A section of a slatted border fence is shown with greenery in the nearground and dark clouds in the distance.

A section of border fence is pictured by the US-Mexico border in the Rio Grande Valley near Hidalgo, Texas.

Credit:

Loren Elliott/Reuters

In a 21-page ruling, Judge David Briones, of the US District Court in El Paso, Texas, issued a permanent injunction barring President Donald Trump's attempt to transfer $3.6 billion in military construction funds to build a wall on the US-Mexico border.

The ruling is a setback for Trump, whose administration has vowed to build at least 450 miles of wall along the border by November 2020, when the US presidential election will take place. Trump has argued the wall will deter illegal border crossings, a major focus of his presidency.

A Justice Department spokesman said the administration would appeal the ruling.

Trump declared a national emergency last February in order to transfer funds from the Pentagon to build the wall after Congress refused to provide the level of funding he sought.  

Top Democrats in Congress have criticized the project as wasteful and ineffective.

In the lawsuit, the plaintiffs, El Paso County and the Border Network for Human Rights, an El Paso-based immigration reform group, argued that Trump exceeded his authority when he declared the emergency and sought to redirect the funds.

Kristy Parker, counsel for Protect Democracy, an organization that represented plaintiffs in the case, said in a statement that the order "affirms that the president is not a king and that our courts are willing to check him when he oversteps his bounds."
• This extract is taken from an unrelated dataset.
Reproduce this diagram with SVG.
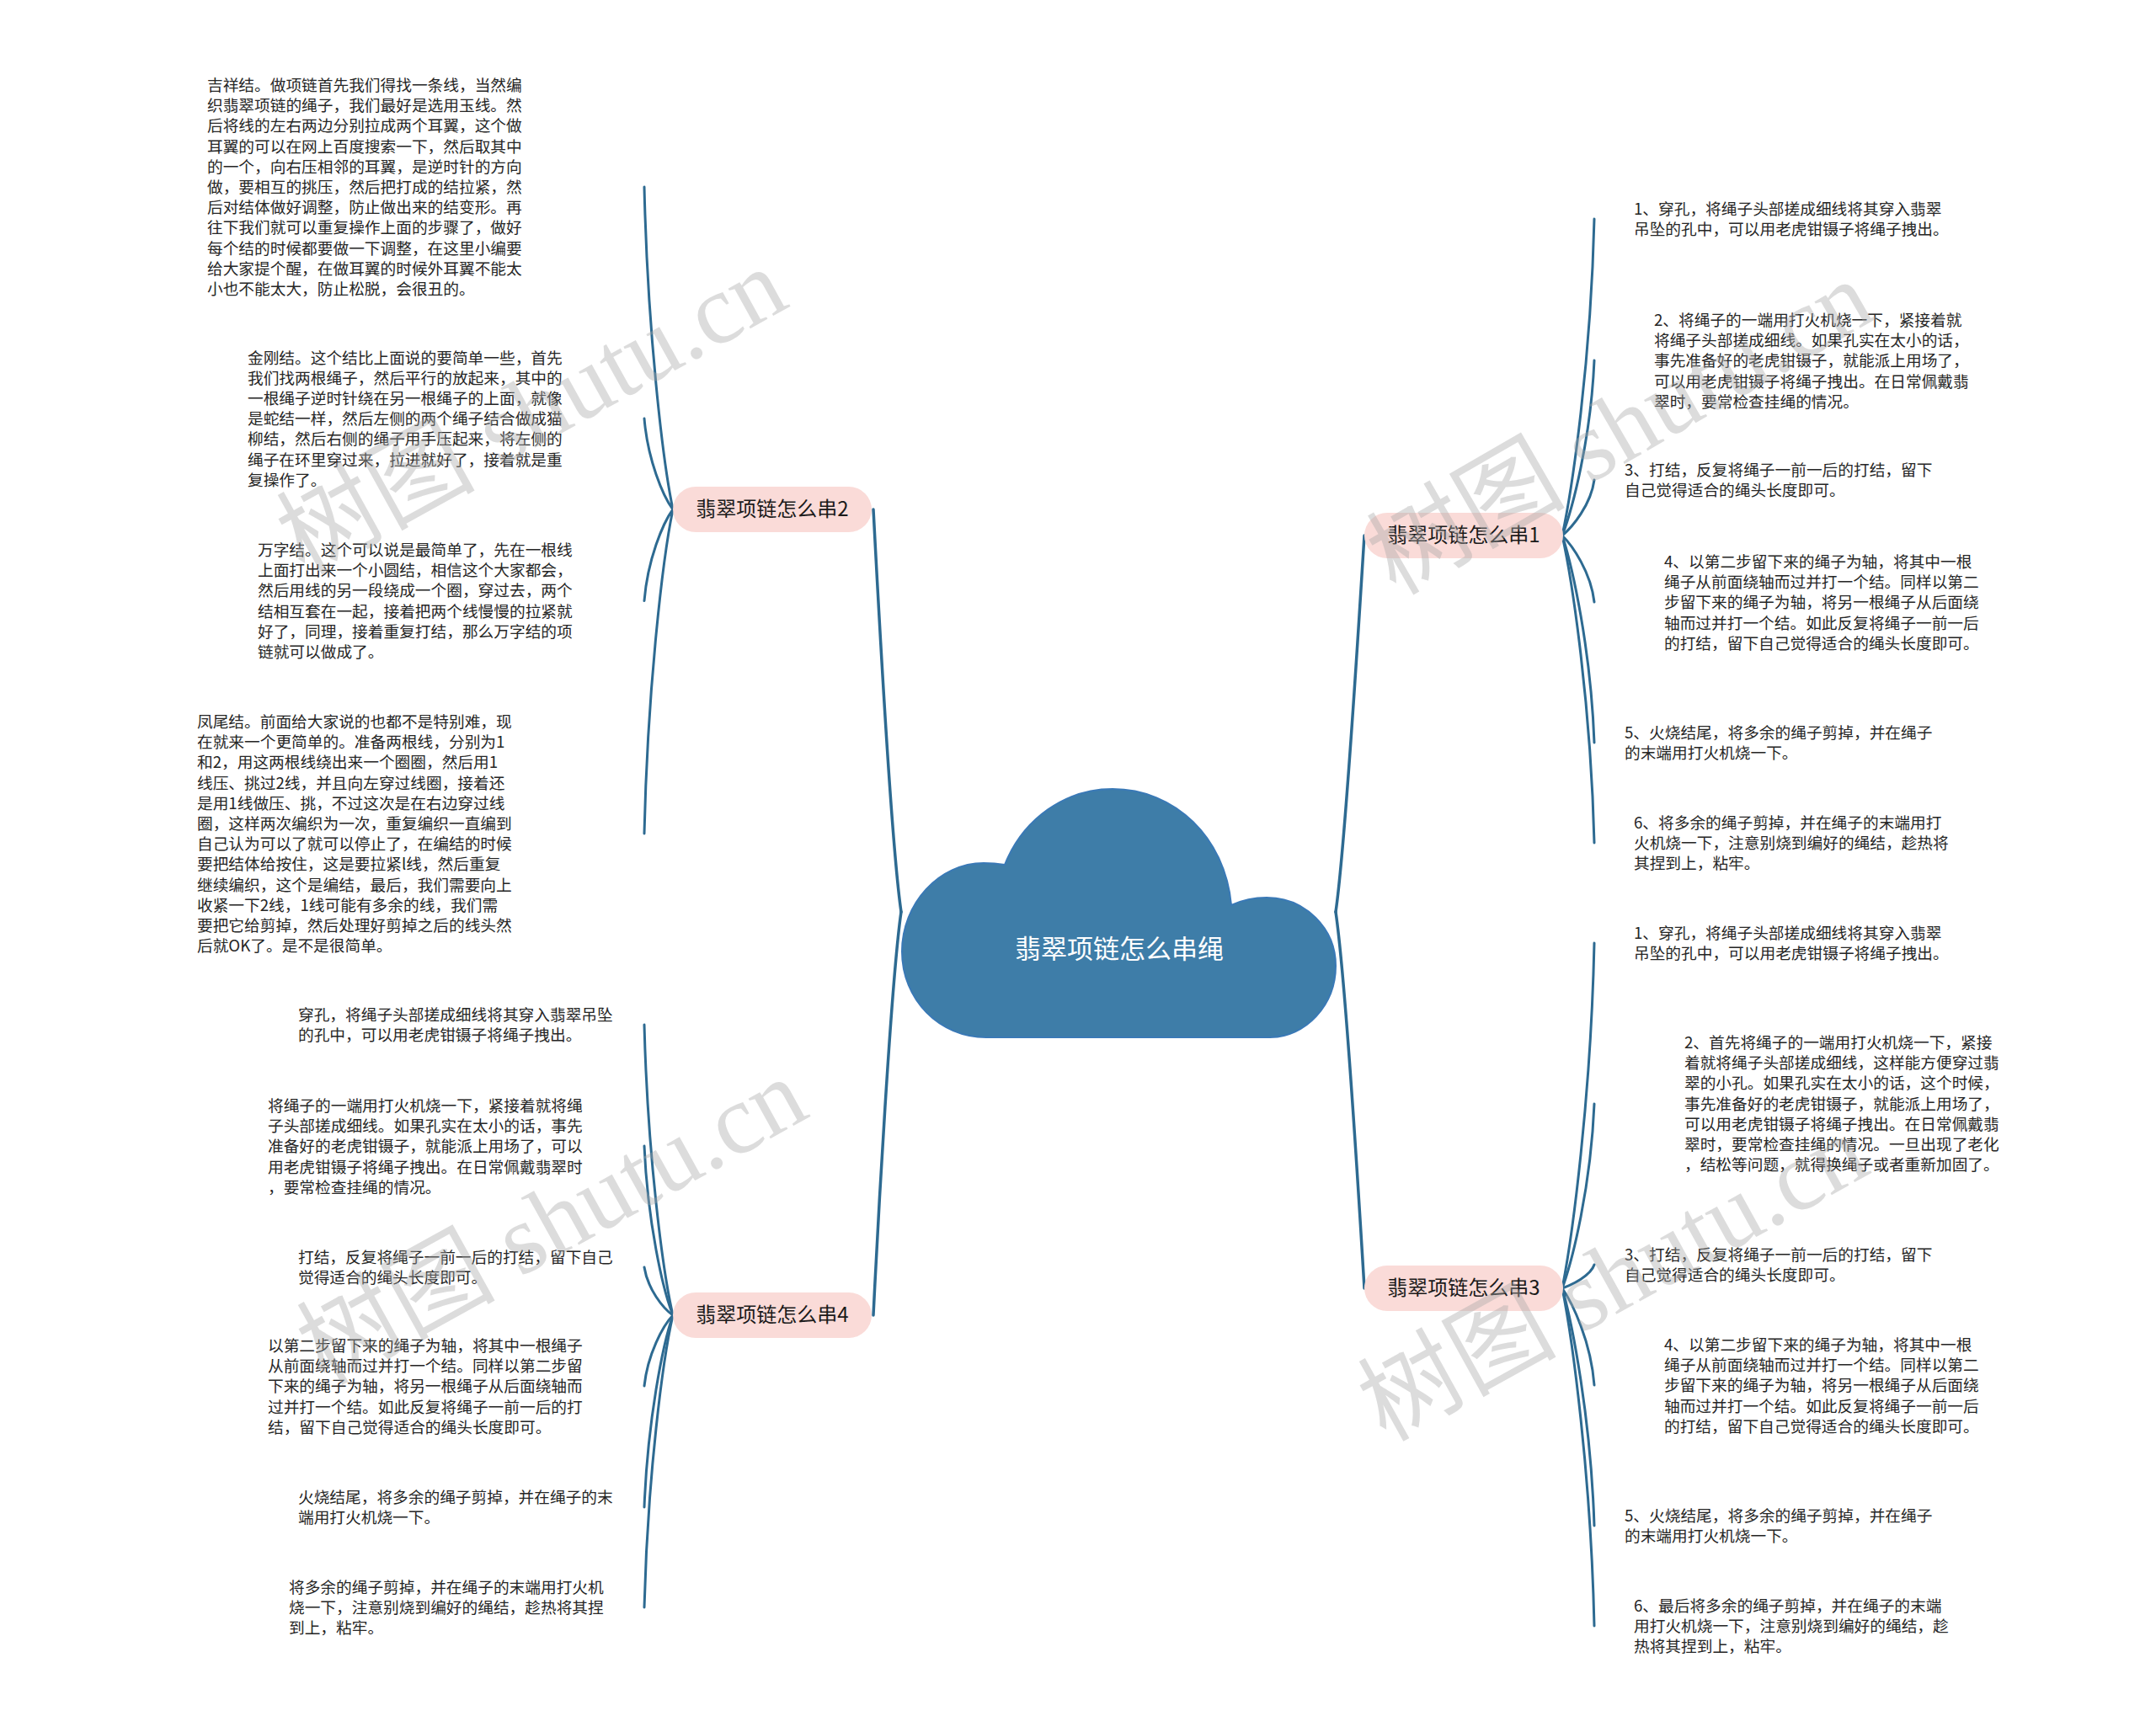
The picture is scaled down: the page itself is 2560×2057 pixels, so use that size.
<svg xmlns="http://www.w3.org/2000/svg" width="2560" height="2057" viewBox="0 0 2560 2057">
<style>
.t{font-family:"Noto Sans CJK SC","Noto Sans",sans-serif;font-size:18.7px;fill:#262626}
.pill{fill:#fadbd8}
.pt{font-family:"Noto Sans CJK SC","Noto Sans",sans-serif;font-size:24px;fill:#1a1a1a;text-anchor:middle}
.ct{font-family:"Noto Sans CJK SC","Noto Sans",sans-serif;font-size:31px;fill:#ffffff;text-anchor:middle}
.c{fill:none;stroke:#2d6a91;stroke-width:3;stroke-linecap:round}
.cm{fill:none;stroke:#2d6a91;stroke-width:3.5;stroke-linecap:round}
.wm{font-family:"Liberation Serif","Noto Sans CJK SC",serif;font-size:118px;fill:#a8a8a8;fill-opacity:0.4}
</style>
<rect width="2560" height="2057" fill="#ffffff"/>

<g id="connectors">
<path class="cm" d="M1070 1083 C1058 1000 1042 700 1037 605"/>
<path class="cm" d="M1070 1083 C1058 1166 1042 1460 1037 1562"/>
<path class="cm" d="M1586 1083 C1598 1000 1614 730 1620 636"/>
<path class="cm" d="M1586 1083 C1598 1166 1614 1430 1620 1530"/>

<path class="c" d="M799 605 C787 547.6 769 394.4 765 222"/>
<path class="c" d="M799 605 C787 588.8 769 545.6 765 497"/>
<path class="c" d="M799 605 C787 621.3 769 664.7 765 713.5"/>
<path class="c" d="M799 605 C787 662.8 769 816.8 765 990"/>

<path class="c" d="M799 1562 C787 1510.3 769 1372.3 765 1217"/>
<path class="c" d="M799 1562 C787 1531.9 769 1451.5 765 1361"/>
<path class="c" d="M799 1562 C787 1553.5 769 1530.7 765 1505"/>
<path class="c" d="M799 1562 C787 1574.6 769 1608.2 765 1646"/>
<path class="c" d="M799 1562 C787 1596.2 769 1687.4 765 1790"/>
<path class="c" d="M799 1562 C787 1614.1 769 1752.9 765 1909"/>

<path class="c" d="M1855 636 C1867 579.6 1889 429.2 1893 260"/>
<path class="c" d="M1855 636 C1867 604.8 1889 521.6 1893 428"/>
<path class="c" d="M1855 636 C1867 626.1 1889 599.7 1893 570"/>
<path class="c" d="M1855 636 C1867 647.9 1889 679.5 1893 715"/>
<path class="c" d="M1855 636 C1867 672.9 1889 771.3 1893 882"/>
<path class="c" d="M1855 636 C1867 690.8 1889 836.8 1893 1001"/>

<path class="c" d="M1855 1530 C1867 1468.5 1889 1304.5 1893 1120"/>
<path class="c" d="M1855 1530 C1867 1497.2 1889 1409.6 1893 1311"/>
<path class="c" d="M1855 1530 C1867 1525.8 1889 1514.6 1893 1502"/>
<path class="c" d="M1855 1530 C1867 1547.3 1889 1593.3 1893 1645"/>
<path class="c" d="M1855 1530 C1867 1572.3 1889 1685.1 1893 1812"/>
<path class="c" d="M1855 1530 C1867 1590.2 1889 1750.6 1893 1931"/>
</g>

<g id="root">
<path d="M1171 1232 C1115 1232 1071 1187 1071 1130 C1071 1073 1115 1025 1168 1025 Q1181 1025 1193 1027 C1215 972 1265 937 1321 937 C1395 937 1455 995 1462 1075 C1475 1069 1490 1066 1504 1066 C1550 1066 1586 1103 1586 1147 C1586 1194 1550 1232 1508 1232 Z" fill="#3e7da8" stroke="#3a79b6" stroke-width="2"/>
<text class="ct" x="1329" y="1138">翡翠项链怎么串绳</text>
</g>

<g id="b2">
<rect class="pill" x="799" y="578" width="236" height="54" rx="27"/>
<text class="pt" x="917" y="613">翡翠项链怎么串2</text>
</g>
<g id="b4">
<rect class="pill" x="799" y="1535" width="236" height="54" rx="27"/>
<text class="pt" x="917" y="1570">翡翠项链怎么串4</text>
</g>
<g id="b1">
<rect class="pill" x="1620" y="609" width="236" height="54" rx="27"/>
<text class="pt" x="1738" y="644">翡翠项链怎么串1</text>
</g>
<g id="b3">
<rect class="pill" x="1620" y="1503" width="236" height="54" rx="27"/>
<text class="pt" x="1738" y="1538">翡翠项链怎么串3</text>
</g>

<g id="b2-1"><text class="t" x="246" y="108"><tspan x="246">吉祥结。做项链首先我们得找一条线，当然编</tspan><tspan x="246" dy="24.2">织翡翠项链的绳子，我们最好是选用玉线。然</tspan><tspan x="246" dy="24.2">后将线的左右两边分别拉成两个耳翼，这个做</tspan><tspan x="246" dy="24.2">耳翼的可以在网上百度搜索一下，然后取其中</tspan><tspan x="246" dy="24.2">的一个，向右压相邻的耳翼，是逆时针的方向</tspan><tspan x="246" dy="24.2">做，要相互的挑压，然后把打成的结拉紧，然</tspan><tspan x="246" dy="24.2">后对结体做好调整，防止做出来的结变形。再</tspan><tspan x="246" dy="24.2">往下我们就可以重复操作上面的步骤了，做好</tspan><tspan x="246" dy="24.2">每个结的时候都要做一下调整，在这里小编要</tspan><tspan x="246" dy="24.2">给大家提个醒，在做耳翼的时候外耳翼不能太</tspan><tspan x="246" dy="24.2">小也不能太大，防止松脱，会很丑的。</tspan></text></g>

<g id="b2-2"><text class="t" x="294" y="431.5"><tspan x="294">金刚结。这个结比上面说的要简单一些，首先</tspan><tspan x="294" dy="24.2">我们找两根绳子，然后平行的放起来，其中的</tspan><tspan x="294" dy="24.2">一根绳子逆时针绕在另一根绳子的上面，就像</tspan><tspan x="294" dy="24.2">是蛇结一样，然后左侧的两个绳子结合做成猫</tspan><tspan x="294" dy="24.2">柳结，然后右侧的绳子用手压起来，将左侧的</tspan><tspan x="294" dy="24.2">绳子在环里穿过来，拉进就好了，接着就是重</tspan><tspan x="294" dy="24.2">复操作了。</tspan></text></g>

<g id="b2-3"><text class="t" x="306" y="660"><tspan x="306">万字结。这个可以说是最简单了，先在一根线</tspan><tspan x="306" dy="24.2">上面打出来一个小圆结，相信这个大家都会，</tspan><tspan x="306" dy="24.2">然后用线的另一段绕成一个圈，穿过去，两个</tspan><tspan x="306" dy="24.2">结相互套在一起，接着把两个线慢慢的拉紧就</tspan><tspan x="306" dy="24.2">好了，同理，接着重复打结，那么万字结的项</tspan><tspan x="306" dy="24.2">链就可以做成了。</tspan></text></g>

<g id="b2-4"><text class="t" x="234" y="864"><tspan x="234">凤尾结。前面给大家说的也都不是特别难，现</tspan><tspan x="234" dy="24.2">在就来一个更简单的。准备两根线，分别为1</tspan><tspan x="234" dy="24.2">和2，用这两根线绕出来一个圈圈，然后用1</tspan><tspan x="234" dy="24.2">线压、挑过2线，并且向左穿过线圈，接着还</tspan><tspan x="234" dy="24.2">是用1线做压、挑，不过这次是在右边穿过线</tspan><tspan x="234" dy="24.2">圈，这样两次编织为一次，重复编织一直编到</tspan><tspan x="234" dy="24.2">自己认为可以了就可以停止了，在编结的时候</tspan><tspan x="234" dy="24.2">要把结体给按住，这是要拉紧l线，然后重复</tspan><tspan x="234" dy="24.2">继续编织，这个是编结，最后，我们需要向上</tspan><tspan x="234" dy="24.2">收紧一下2线，1线可能有多余的线，我们需</tspan><tspan x="234" dy="24.2">要把它给剪掉，然后处理好剪掉之后的线头然</tspan><tspan x="234" dy="24.2">后就OK了。是不是很简单。</tspan></text></g>

<g id="b4-1"><text class="t" x="354" y="1212"><tspan x="354">穿孔，将绳子头部搓成细线将其穿入翡翠吊坠</tspan><tspan x="354" dy="24.2">的孔中，可以用老虎钳镊子将绳子拽出。</tspan></text></g>
<g id="b4-2"><text class="t" x="318" y="1320"><tspan x="318">将绳子的一端用打火机烧一下，紧接着就将绳</tspan><tspan x="318" dy="24.2">子头部搓成细线。如果孔实在太小的话，事先</tspan><tspan x="318" dy="24.2">准备好的老虎钳镊子，就能派上用场了，可以</tspan><tspan x="318" dy="24.2">用老虎钳镊子将绳子拽出。在日常佩戴翡翠时</tspan><tspan x="318" dy="24.2">，要常检查挂绳的情况。</tspan></text></g>
<g id="b4-3"><text class="t" x="354" y="1500"><tspan x="354">打结，反复将绳子一前一后的打结，留下自己</tspan><tspan x="354" dy="24.2">觉得适合的绳头长度即可。</tspan></text></g>
<g id="b4-4"><text class="t" x="318" y="1605"><tspan x="318">以第二步留下来的绳子为轴，将其中一根绳子</tspan><tspan x="318" dy="24.2">从前面绕轴而过并打一个结。同样以第二步留</tspan><tspan x="318" dy="24.2">下来的绳子为轴，将另一根绳子从后面绕轴而</tspan><tspan x="318" dy="24.2">过并打一个结。如此反复将绳子一前一后的打</tspan><tspan x="318" dy="24.2">结，留下自己觉得适合的绳头长度即可。</tspan></text></g>
<g id="b4-5"><text class="t" x="354" y="1785"><tspan x="354">火烧结尾，将多余的绳子剪掉，并在绳子的末</tspan><tspan x="354" dy="24.2">端用打火机烧一下。</tspan></text></g>
<g id="b4-6"><text class="t" x="343" y="1892"><tspan x="343">将多余的绳子剪掉，并在绳子的末端用打火机</tspan><tspan x="343" dy="24.2">烧一下，注意别烧到编好的绳结，趁热将其捏</tspan><tspan x="343" dy="24.2">到上，粘牢。</tspan></text></g>

<g id="b1-1"><text class="t" x="1940" y="255"><tspan x="1940">1、穿孔，将绳子头部搓成细线将其穿入翡翠</tspan><tspan x="1940" dy="24.2">吊坠的孔中，可以用老虎钳镊子将绳子拽出。</tspan></text></g>
<g id="b1-2"><text class="t" x="1964" y="387"><tspan x="1964">2、将绳子的一端用打火机烧一下，紧接着就</tspan><tspan x="1964" dy="24.2">将绳子头部搓成细线。如果孔实在太小的话，</tspan><tspan x="1964" dy="24.2">事先准备好的老虎钳镊子，就能派上用场了，</tspan><tspan x="1964" dy="24.2">可以用老虎钳镊子将绳子拽出。在日常佩戴翡</tspan><tspan x="1964" dy="24.2">翠时，要常检查挂绳的情况。</tspan></text></g>
<g id="b1-3"><text class="t" x="1929" y="565"><tspan x="1929">3、打结，反复将绳子一前一后的打结，留下</tspan><tspan x="1929" dy="24.2">自己觉得适合的绳头长度即可。</tspan></text></g>
<g id="b1-4"><text class="t" x="1976" y="674"><tspan x="1976">4、以第二步留下来的绳子为轴，将其中一根</tspan><tspan x="1976" dy="24.2">绳子从前面绕轴而过并打一个结。同样以第二</tspan><tspan x="1976" dy="24.2">步留下来的绳子为轴，将另一根绳子从后面绕</tspan><tspan x="1976" dy="24.2">轴而过并打一个结。如此反复将绳子一前一后</tspan><tspan x="1976" dy="24.2">的打结，留下自己觉得适合的绳头长度即可。</tspan></text></g>
<g id="b1-5"><text class="t" x="1929" y="877"><tspan x="1929">5、火烧结尾，将多余的绳子剪掉，并在绳子</tspan><tspan x="1929" dy="24.2">的末端用打火机烧一下。</tspan></text></g>
<g id="b1-6"><text class="t" x="1940" y="984"><tspan x="1940">6、将多余的绳子剪掉，并在绳子的末端用打</tspan><tspan x="1940" dy="24.2">火机烧一下，注意别烧到编好的绳结，趁热将</tspan><tspan x="1940" dy="24.2">其捏到上，粘牢。</tspan></text></g>

<g id="b3-1"><text class="t" x="1940" y="1115"><tspan x="1940">1、穿孔，将绳子头部搓成细线将其穿入翡翠</tspan><tspan x="1940" dy="24.2">吊坠的孔中，可以用老虎钳镊子将绳子拽出。</tspan></text></g>
<g id="b3-2"><text class="t" x="2000" y="1245"><tspan x="2000">2、首先将绳子的一端用打火机烧一下，紧接</tspan><tspan x="2000" dy="24.2">着就将绳子头部搓成细线，这样能方便穿过翡</tspan><tspan x="2000" dy="24.2">翠的小孔。如果孔实在太小的话，这个时候，</tspan><tspan x="2000" dy="24.2">事先准备好的老虎钳镊子，就能派上用场了，</tspan><tspan x="2000" dy="24.2">可以用老虎钳镊子将绳子拽出。在日常佩戴翡</tspan><tspan x="2000" dy="24.2">翠时，要常检查挂绳的情况。一旦出现了老化</tspan><tspan x="2000" dy="24.2">，结松等问题，就得换绳子或者重新加固了。</tspan></text></g>
<g id="b3-3"><text class="t" x="1929" y="1497"><tspan x="1929">3、打结，反复将绳子一前一后的打结，留下</tspan><tspan x="1929" dy="24.2">自己觉得适合的绳头长度即可。</tspan></text></g>
<g id="b3-4"><text class="t" x="1976" y="1604"><tspan x="1976">4、以第二步留下来的绳子为轴，将其中一根</tspan><tspan x="1976" dy="24.2">绳子从前面绕轴而过并打一个结。同样以第二</tspan><tspan x="1976" dy="24.2">步留下来的绳子为轴，将另一根绳子从后面绕</tspan><tspan x="1976" dy="24.2">轴而过并打一个结。如此反复将绳子一前一后</tspan><tspan x="1976" dy="24.2">的打结，留下自己觉得适合的绳头长度即可。</tspan></text></g>
<g id="b3-5"><text class="t" x="1929" y="1807"><tspan x="1929">5、火烧结尾，将多余的绳子剪掉，并在绳子</tspan><tspan x="1929" dy="24.2">的末端用打火机烧一下。</tspan></text></g>
<g id="b3-6"><text class="t" x="1940" y="1914"><tspan x="1940">6、最后将多余的绳子剪掉，并在绳子的末端</tspan><tspan x="1940" dy="24.2">用打火机烧一下，注意别烧到编好的绳结，趁</tspan><tspan x="1940" dy="24.2">热将其捏到上，粘牢。</tspan></text></g>

<g id="watermarks">
<text class="wm" transform="translate(361 684) rotate(-29)">树图 shutu.cn</text>
<text class="wm" transform="translate(1657 708) rotate(-30)">树图 shutu.cn</text>
<text class="wm" transform="translate(385 1646) rotate(-29)">树图 shutu.cn</text>
<text class="wm" transform="translate(1645 1713) rotate(-29)">树图 shutu.cn</text>
</g>
</svg>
Briones ruled in October that the proclamation was unlawful and then asked the plaintiffs to file a proposed preliminary injunction. He said in that ruling that the transfer of the military funds was unlawful because it went against the intent outlined by Congress in the spending bill it passed in January 2019.

Trump had pressed Congress in December 2018 for $5.7 billion in funds to build a border wall, which led to 35-day partial shutdown of the federal government when Congress. When lawmakers provided only a quarter of that amount, Trump declared immigration a national emergency as part of a plan to use a similar amount from the Defense Department and Treasury Department for wall construction.

The Supreme Court ruled in July that the Trump administration could access a separate pot of $2.5 billion from a Pentagon counter-narcotics fund to pay for wall construction pending a related appeal — a major victory for Trump.